• What to do
Report the number of lines where the string "this" occurs, and write nothing else.

-------- Task inputs --------

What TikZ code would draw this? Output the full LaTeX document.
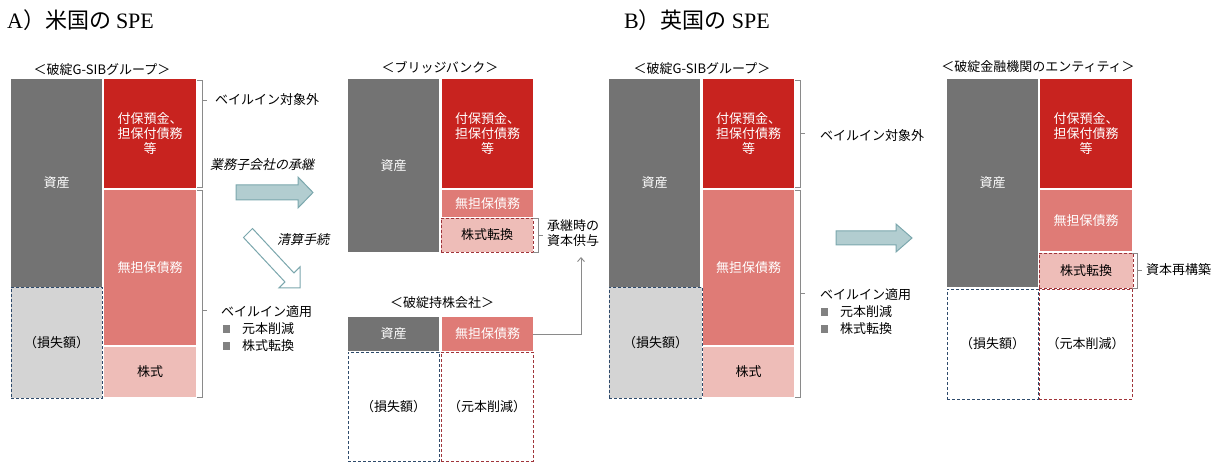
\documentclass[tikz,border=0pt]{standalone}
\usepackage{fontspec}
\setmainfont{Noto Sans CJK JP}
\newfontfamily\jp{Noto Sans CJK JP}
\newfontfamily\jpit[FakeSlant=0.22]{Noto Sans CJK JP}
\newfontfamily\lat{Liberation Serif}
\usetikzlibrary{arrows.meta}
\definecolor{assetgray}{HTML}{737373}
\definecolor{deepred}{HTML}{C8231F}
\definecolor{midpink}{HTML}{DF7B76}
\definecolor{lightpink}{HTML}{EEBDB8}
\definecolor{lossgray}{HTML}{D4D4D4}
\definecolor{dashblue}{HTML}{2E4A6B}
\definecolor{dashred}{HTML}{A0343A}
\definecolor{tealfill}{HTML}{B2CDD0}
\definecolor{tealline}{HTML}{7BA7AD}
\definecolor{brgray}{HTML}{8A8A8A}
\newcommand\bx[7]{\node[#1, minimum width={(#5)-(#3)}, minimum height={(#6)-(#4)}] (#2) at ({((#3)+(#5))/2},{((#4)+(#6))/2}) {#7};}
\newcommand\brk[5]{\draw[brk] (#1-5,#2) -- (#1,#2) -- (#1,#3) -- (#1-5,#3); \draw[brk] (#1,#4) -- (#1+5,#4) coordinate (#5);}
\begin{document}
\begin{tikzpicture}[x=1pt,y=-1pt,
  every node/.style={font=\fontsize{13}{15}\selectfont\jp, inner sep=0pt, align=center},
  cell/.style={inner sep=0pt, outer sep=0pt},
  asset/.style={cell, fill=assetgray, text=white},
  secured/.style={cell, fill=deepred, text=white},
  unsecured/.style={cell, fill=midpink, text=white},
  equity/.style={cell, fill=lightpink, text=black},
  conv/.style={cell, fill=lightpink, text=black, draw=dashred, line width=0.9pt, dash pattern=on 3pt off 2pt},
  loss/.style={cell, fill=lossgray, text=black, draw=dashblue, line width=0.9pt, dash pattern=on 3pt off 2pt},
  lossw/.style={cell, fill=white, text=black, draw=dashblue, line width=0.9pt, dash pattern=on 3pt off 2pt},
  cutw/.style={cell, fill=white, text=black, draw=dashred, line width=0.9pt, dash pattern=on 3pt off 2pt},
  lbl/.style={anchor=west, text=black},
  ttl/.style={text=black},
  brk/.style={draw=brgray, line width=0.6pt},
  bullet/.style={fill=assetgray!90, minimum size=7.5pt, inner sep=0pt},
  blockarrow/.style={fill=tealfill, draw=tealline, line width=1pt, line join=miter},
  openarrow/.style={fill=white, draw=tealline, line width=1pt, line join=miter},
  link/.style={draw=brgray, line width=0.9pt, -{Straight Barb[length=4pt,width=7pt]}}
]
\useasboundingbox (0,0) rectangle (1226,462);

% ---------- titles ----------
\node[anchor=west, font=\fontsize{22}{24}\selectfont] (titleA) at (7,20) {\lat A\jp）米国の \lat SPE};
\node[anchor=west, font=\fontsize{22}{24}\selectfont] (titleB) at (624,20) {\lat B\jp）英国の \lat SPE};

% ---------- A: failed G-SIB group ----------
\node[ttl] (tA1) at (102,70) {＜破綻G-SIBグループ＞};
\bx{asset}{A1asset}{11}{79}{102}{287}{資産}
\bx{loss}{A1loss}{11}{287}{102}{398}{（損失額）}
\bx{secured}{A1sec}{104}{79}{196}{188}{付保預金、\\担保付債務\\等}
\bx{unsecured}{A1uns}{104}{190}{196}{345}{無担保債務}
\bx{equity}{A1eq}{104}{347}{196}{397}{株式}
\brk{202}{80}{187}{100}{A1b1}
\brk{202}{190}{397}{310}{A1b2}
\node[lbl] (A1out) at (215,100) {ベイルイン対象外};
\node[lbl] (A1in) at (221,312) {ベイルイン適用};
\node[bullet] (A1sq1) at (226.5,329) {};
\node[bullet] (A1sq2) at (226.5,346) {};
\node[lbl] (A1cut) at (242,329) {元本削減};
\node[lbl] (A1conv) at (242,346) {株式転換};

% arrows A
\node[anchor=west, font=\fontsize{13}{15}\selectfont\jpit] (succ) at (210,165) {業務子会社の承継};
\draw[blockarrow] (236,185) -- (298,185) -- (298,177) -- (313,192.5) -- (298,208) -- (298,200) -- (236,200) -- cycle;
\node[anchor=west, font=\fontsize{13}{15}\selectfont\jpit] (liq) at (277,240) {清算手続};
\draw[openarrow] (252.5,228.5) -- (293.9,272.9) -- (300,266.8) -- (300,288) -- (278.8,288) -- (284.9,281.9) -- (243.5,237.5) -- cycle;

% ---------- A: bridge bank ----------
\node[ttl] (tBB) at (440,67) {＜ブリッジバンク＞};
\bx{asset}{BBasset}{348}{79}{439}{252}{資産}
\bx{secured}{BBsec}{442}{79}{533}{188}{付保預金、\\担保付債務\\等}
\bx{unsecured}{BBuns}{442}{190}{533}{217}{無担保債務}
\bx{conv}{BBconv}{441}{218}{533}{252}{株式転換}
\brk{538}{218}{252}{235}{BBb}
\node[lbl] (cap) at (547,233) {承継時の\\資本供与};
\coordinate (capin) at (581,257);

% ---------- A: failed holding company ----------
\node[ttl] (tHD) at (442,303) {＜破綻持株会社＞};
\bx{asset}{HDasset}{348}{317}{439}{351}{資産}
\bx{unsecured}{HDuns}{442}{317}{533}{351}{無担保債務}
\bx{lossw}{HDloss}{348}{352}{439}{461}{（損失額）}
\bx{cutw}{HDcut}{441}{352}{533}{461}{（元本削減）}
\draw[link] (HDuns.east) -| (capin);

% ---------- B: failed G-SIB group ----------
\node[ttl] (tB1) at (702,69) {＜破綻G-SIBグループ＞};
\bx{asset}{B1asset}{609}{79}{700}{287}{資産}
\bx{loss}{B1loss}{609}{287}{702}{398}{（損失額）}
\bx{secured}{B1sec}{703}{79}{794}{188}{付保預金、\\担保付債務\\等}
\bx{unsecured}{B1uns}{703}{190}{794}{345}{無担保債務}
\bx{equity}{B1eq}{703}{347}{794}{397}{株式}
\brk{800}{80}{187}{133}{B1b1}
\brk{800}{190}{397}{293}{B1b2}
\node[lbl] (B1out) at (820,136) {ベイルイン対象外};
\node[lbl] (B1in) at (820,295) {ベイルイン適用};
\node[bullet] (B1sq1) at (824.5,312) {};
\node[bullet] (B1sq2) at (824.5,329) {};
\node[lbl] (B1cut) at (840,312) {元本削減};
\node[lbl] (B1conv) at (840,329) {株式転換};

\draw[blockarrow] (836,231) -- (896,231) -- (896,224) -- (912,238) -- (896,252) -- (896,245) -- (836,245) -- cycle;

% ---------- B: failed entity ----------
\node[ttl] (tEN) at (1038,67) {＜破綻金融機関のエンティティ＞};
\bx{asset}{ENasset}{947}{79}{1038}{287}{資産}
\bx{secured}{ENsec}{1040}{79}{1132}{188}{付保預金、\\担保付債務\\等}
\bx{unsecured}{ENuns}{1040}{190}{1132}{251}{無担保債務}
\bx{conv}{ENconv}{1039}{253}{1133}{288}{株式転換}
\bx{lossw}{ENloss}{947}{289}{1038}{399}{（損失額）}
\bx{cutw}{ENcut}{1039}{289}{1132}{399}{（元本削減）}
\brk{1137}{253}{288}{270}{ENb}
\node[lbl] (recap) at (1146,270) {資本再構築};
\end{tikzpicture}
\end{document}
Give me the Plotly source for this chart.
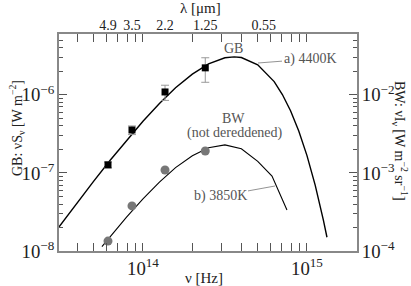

--------

• Full response
2